Aesthetically challenged
My March 22, 2015 column.
We know there is no accounting for taste, but one wishes our leaders would try to get good advice from people who know better. This is particularly important when it comes to public structures and fixtures that are expected to be there for a long time and are seen by many everyday. I am tempted to also include the recent trend at Malacanan Palace and in other venues, which involves putting up some tacky backdrop during official state functions, but I guess we can ignore those installations of plastic doves and bahay kubo since they are mercifully put up for just one-time events.
Those of us who had to pass by Roxas Boulevard in Pasay City everyday of our lives had to contend with those hideous marshmallows-on-sticks street lamps for many years until most of them finally and thankfully gave way to the elements.
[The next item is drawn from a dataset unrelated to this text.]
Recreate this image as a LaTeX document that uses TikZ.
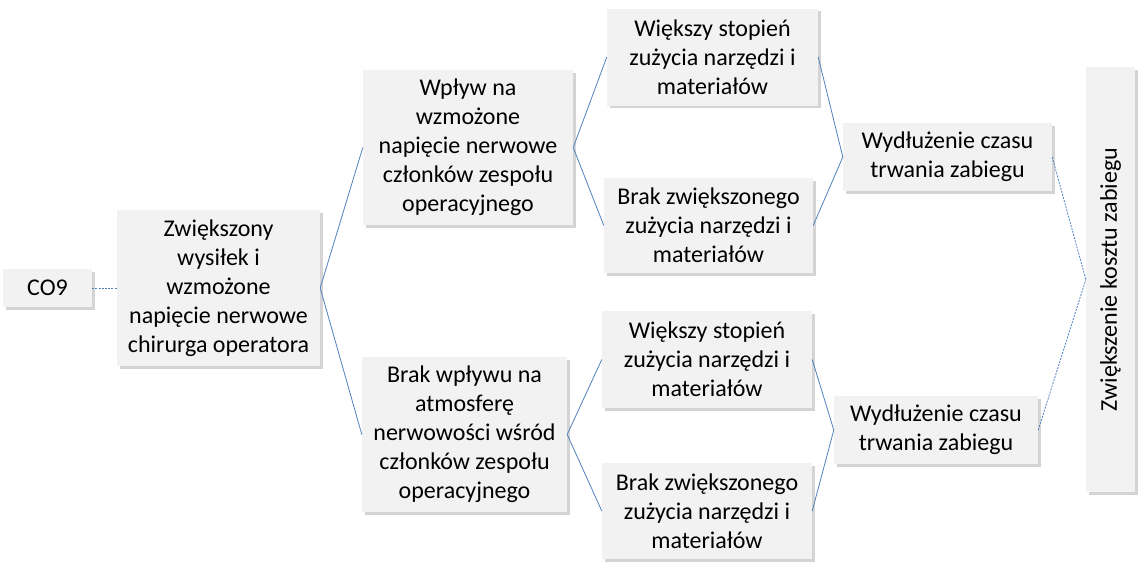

Unfortunately, many of the red and white streetlamps in Manila along Quirino Avenue are still there even if most of them have degenerated into eyesores – most do not function anymore, have broken glass cases, and are in various stages of decay, twisted this way and that. Remnants of many other ugly streetlamps still litter our thoroughfares nationwide – many of them carrying political logos and insignias (think B for Binay in Makati, or P for Petilla in Leyte). There ought to be a law that regulates the design and construction of streetlamps in this country.
Worse, our leaders insist on building more hideous structures and contribute even more to the continued uglification of our surroundings. It is already bad that there is squalor and decay courtesy of poverty, pollution, and the general lack of interest in sustaining a healthy environment; must our leaders aggravate things?
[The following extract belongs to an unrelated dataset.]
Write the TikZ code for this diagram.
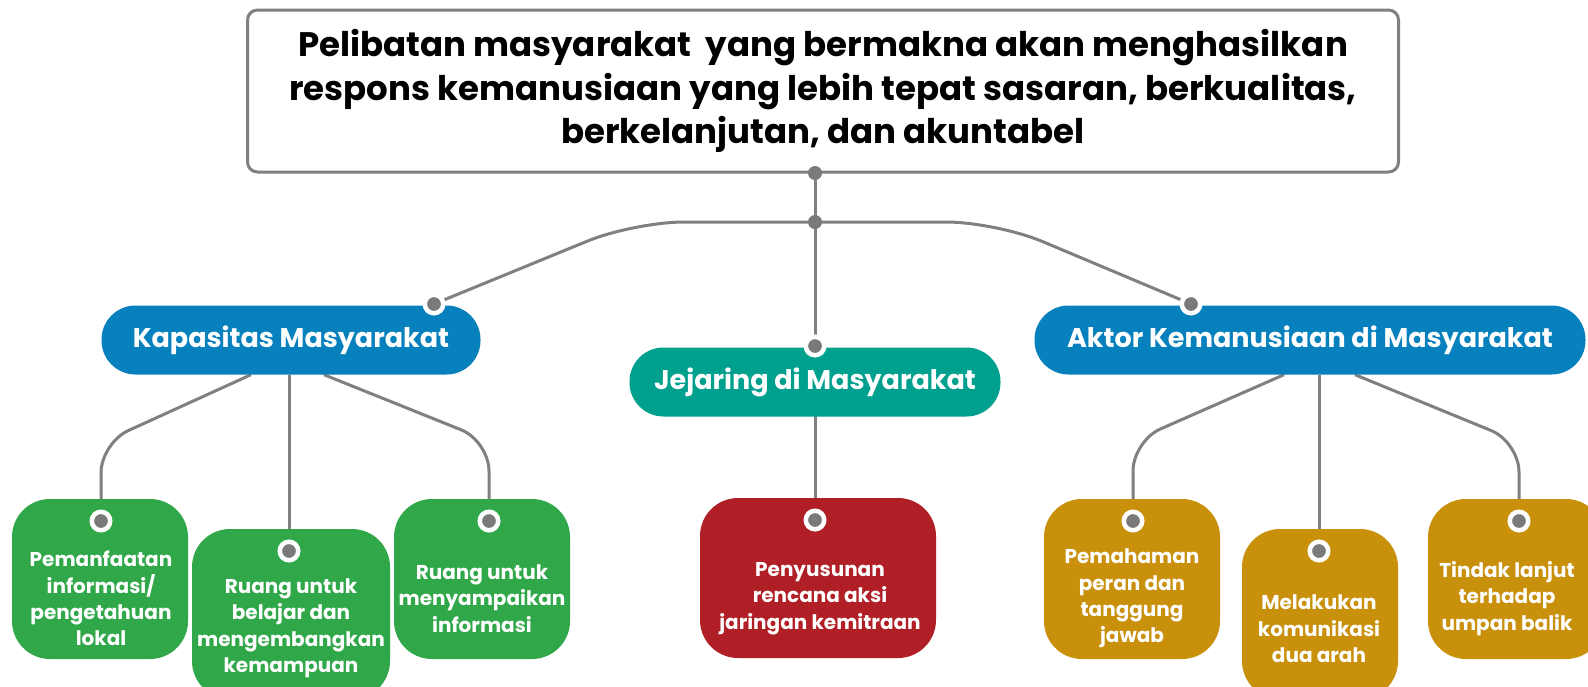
\documentclass[tikz,border=0pt]{standalone}
\usepackage{fontspec}
\setmainfont{Poppins}
\usetikzlibrary{backgrounds}
\definecolor{lineg}{HTML}{808080}
\definecolor{dotg}{HTML}{7A7A7A}
\definecolor{kblue}{HTML}{0681BD}
\definecolor{kteal}{HTML}{00A08F}
\definecolor{kgreen}{HTML}{30A849}
\definecolor{kred}{HTML}{B01F25}
\definecolor{kgold}{HTML}{C9900B}
\begin{document}
\begin{tikzpicture}[x=1pt,y=-1pt,
  conn/.style={draw=lineg, line width=3pt},
  topbox/.style={draw=lineg, line width=3pt, rounded corners=10pt, fill=white, minimum width=1151pt, minimum height=162pt, inner sep=0pt, align=center, font=\bfseries\fontsize{34}{43.6}\selectfont},
  head/.style={rounded corners=34pt, minimum height=69pt, inner sep=0pt, text=white, font=\bfseries\fontsize{27}{30}\selectfont},
  leaf/.style={rounded corners=38pt, minimum height=160pt, inner sep=0pt},
  leaftext/.style={text=white, align=center, font=\bfseries\fontsize{20}{26.4}\selectfont, inner sep=0pt},
  gdot/.style={circle, fill=dotg, inner sep=0pt, minimum size=14pt},
  rdot/.style={circle, fill=dotg, draw=white, line width=4.5pt, inner sep=0pt, minimum size=18.5pt}]
\begin{scope}[on background layer]
\fill[white] (0,0) rectangle (1588,686);
\end{scope}
\clip (0,0) rectangle (1588,686);

% top box
\node[topbox] (top) at (823,91) {Pelibatan masyarakat~ yang bermakna akan menghasilkan\\respons kemanusiaan yang lebih tepat sasaran, berkualitas,\\berkelanjutan, dan akuntabel};
\node[gdot] (tdot) at (815,173) {};
\node[gdot] (jn) at (815,222) {};
\coordinate (cl) at (634,222);
\coordinate (cr) at (996,222);

% header nodes
\node[head, fill=kblue, minimum width=379pt] (kap) at (291,340) {Kapasitas Masyarakat};
\node[head, fill=kteal, minimum width=371pt] (jej) at (815,382) {Jejaring di Masyarakat};
\node[head, fill=kblue, minimum width=551pt] (akt) at (1310,340) {Aktor Kemanusiaan di Masyarakat};

% leaf boxes
\node[leaf, fill=kgreen, minimum width=176pt] (g1) at (100,579) {};
\node[leaf, fill=kgreen, minimum width=198pt, minimum height=170pt] (g2) at (291,614) {};
\node[leaf, fill=kgreen, minimum width=176pt] (g3) at (482,579) {};
\node[leaf, fill=kred, minimum width=236pt] (r1) at (818,578) {};
\node[leaf, fill=kgold, minimum width=176pt] (o1) at (1132,579) {};
\node[leaf, fill=kgold, minimum width=156pt, minimum height=170pt] (o2) at (1320,614) {};
\node[leaf, fill=kgold, minimum width=176pt] (o3) at (1516,579) {};

% dots
\node[rdot] (kdot) at (434,304) {};
\node[rdot] (jdot) at (815,346) {};
\node[rdot] (adot) at (1191,304) {};
\node[rdot] (g1dot) at (101,521) {};
\node[rdot] (g2dot) at (289,551) {};
\node[rdot] (g3dot) at (489,521) {};
\node[rdot] (r1dot) at (815,520) {};
\node[rdot] (o1dot) at (1133,521) {};
\node[rdot] (o2dot) at (1319,551) {};
\node[rdot] (o3dot) at (1519,521) {};

% connectors (behind)
\begin{scope}[on background layer]
\draw[conn] (tdot.center) -- (jn.center);
\draw[conn, rounded corners=50pt] (kdot.center) -- (cl) -- (jn.center) -- (cr) -- (adot.center);
\draw[conn] (jn.center) -- (jdot.center);
\draw[conn] (jej.center) -- (r1dot.center);
% Kapasitas children
\draw[conn, rounded corners=30pt] ([xshift=-40pt]kap.south) -- (101,443) -- (g1dot |- g1.north);
\draw[conn] (g2dot |- kap.south) -- (g2dot |- g2.north);
\draw[conn, rounded corners=30pt] ([xshift=33pt]kap.south) -- (489,441) -- (g3dot |- g3.north);
% Aktor children
\draw[conn, rounded corners=30pt] ([xshift=-26pt]akt.south) -- (1133,441) -- (o1dot |- o1.north);
\draw[conn] (o2dot |- akt.south) -- (o2dot |- o2.north);
\draw[conn, rounded corners=30pt] ([xshift=45pt]akt.south) -- (1519,442) -- (o3dot |- o3.north);
\end{scope}

% leaf texts
\node[leaftext] (g1t) at (101,598.6) {Pemanfaatan\\informasi/\\pengetahuan\\lokal};
\node[leaftext] (g2t) at (291,628.4) {Ruang untuk\\belajar dan\\mengembangkan\\kemampuan};
\node[leaftext] (g3t) at (482,598.6) {Ruang untuk\\menyampaikan\\informasi};
\node[leaftext] (r1t) at (820,598.6) {Penyusunan\\rencana aksi\\jaringan kemitraan};
\node[leaftext] (o1t) at (1132,598.6) {Pemahaman\\peran dan\\tanggung\\jawab};
\node[leaftext] (o2t) at (1319,629) {Melakukan\\komunikasi\\dua arah};
\node[leaftext] (o3t) at (1507,598.6) {Tindak lanjut\\terhadap\\umpan balik};
\end{tikzpicture}
\end{document}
Our leaders cut down perfectly healthy trees on the center island of Senator Gil Puyat Avenue in Pasay and Makati a few months ago to give way to a road widening project. The end result is that Gil Puyat is now wider but still hopelessly gridlocked at peak hours because the main problem is still there – the four major bus terminals that choke traffic. Just one bus trying to maneuver in or out of a terminal already brings traffic to a complete standstill for a few minutes– imagine what happens at rush hours when 20 or 30 of these buses compete for passengers, space, and time. Worse, our leaders did not provide for pedestrian crossing so there’s mayhem anytime of the day.
In the past, people could at least take some physical and psychological comfort from the greenery that used to be there. There used to be a mini-forest and what passed off as mini parks in the middle of the avenue. They have taken all of these down and replaced them with the most horrid of all fixtures – huge pots in hideous pink and brown. So from Roxas Boulevard all the way to Dominga Street just a little beyond Taft Avenue, one is assaulted by the sight of these ugly cement pots sitting on top of pillars. The pots are being planted with young ficus trees that for the next few months and years, will look scraggly. Yes, they fell down fully-grown beautiful trees so that they can install ugly pots planted with miniature trees.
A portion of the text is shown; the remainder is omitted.